Our Ink Grade parcel began harvest on October 21st, with the Merlot coming in first, followed by the Cab, both looking very healthy and ripe. The block is located within the Napa AVA at 1400 ft. elevation where Angwin, Howell Mountain and Pope Valley meet. The now 20-year old vines were some of the first vines planted after the phylloxera devastation in the early 1990s.
Our Howell Mountain AVA parcel started harvest October 26th, bringing in the Cab and Cab Franc and harvesting at night to take advantage of ideal conditions and temperatures. This parcel is very distinctive with high density of planting, similar to Bordeaux – a rarity in Napa Valley.
Stagecoach Napa AVA Merlot and Cab Franc were the last to come in.
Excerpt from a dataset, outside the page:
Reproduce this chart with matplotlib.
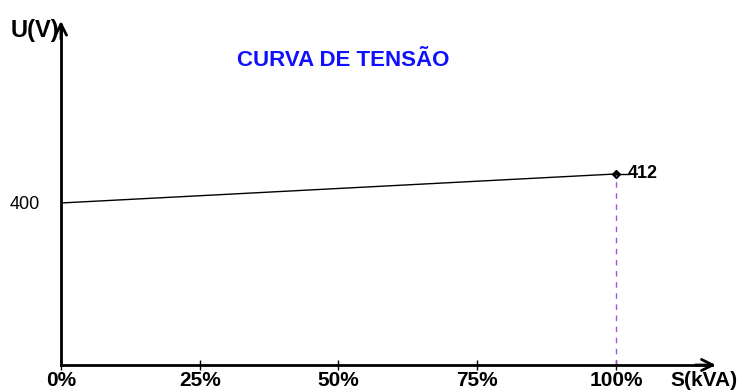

The soil here is amazing, a very specific terroir – its rich, red earth and high elevation (approx. 2,000 ft.) result in very refined wines.
Our Lake County AVA Red Hills Cab was also harvested at night on the 27th. Being farther away in Lake County, it is especially important to harvest at night so as to keep the grapes cool during transport to the winery facility. The earlier to sorting and destemming the better!
Our Atlas Peak AVA Merlot was harvested on the 21st and was in great shape. Hélène reported that this was the first year she ever has seen traffic at 5:45 in the morning on Highway 29 – crazy harvest time!
Our Sonoma AVA parcels – Desnudos Merlot and Charlie Smith Cab – came in on the 26th and 27th showing brilliant fruit, farmed (certified) organically under Hélène, Stéphane and superstar grower Phil Coturri’s watchful eyes.